The researchers determined whether obesity is an independent risk factor for hepatocellular carcinoma (HCC) in patients with cirrhosis.
The findings of the study were published in the July issue of Hepatology.
Recently, several epidemiologic observations have suggested that obesity might be an independent risk factor for certain malignancies, such as breast cancer, colon cancer, renal cell carcinoma, and esophageal adenocarcinoma.
Explanted liver specimens from a national database on patients undergoing liver transplantation were examined for HCC.

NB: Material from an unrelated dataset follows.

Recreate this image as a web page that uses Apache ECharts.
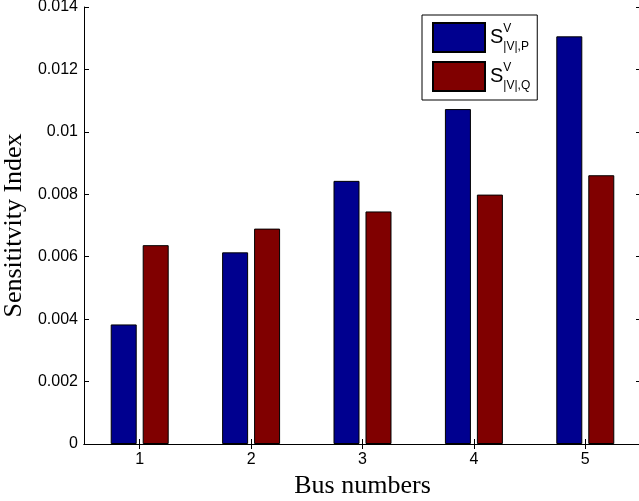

The incidence of HCC was compared among patients with varying body mass indices according to the etiology of cirrhosis.
A multivariate analysis was used for controlling other potentially confounding variables, such as age and sex.
Among the 19,271 patients evaluated, the overall incidence of HCC was found to be 3.4%.
|3.4% of cirrhotics developed HCC.
| Hepatology |
There was a slightly higher prevalence among obese patients compared with lean patients.
The authors discovered that obesity was an independent predictor for HCC in patients with alcoholic cirrhosis (odds ratio [OR], 3.2) and cryptogenic cirrhosis (OR, 11.1).
However, obesity was not an independent predictor in patients with hepatitis C, hepatitis B, primary biliary cirrhosis, or autoimmune hepatitis.
Dr Satheesh Nair, of the Ochsner Clinic Foundation, New Orleans, said on behalf of fellow colleagues, "The higher risk of HCC in obese patients is confined to alcoholic liver disease and cryptogenic cirrhosis."
"More frequent surveillance for HCC may be warranted in obese patients with alcoholic and cryptogenic cirrhosis.
"However, as this study is based on patients with advanced cirrhosis, our findings need to be confirmed in a broader population of individuals with cirrhosis," it was concluded.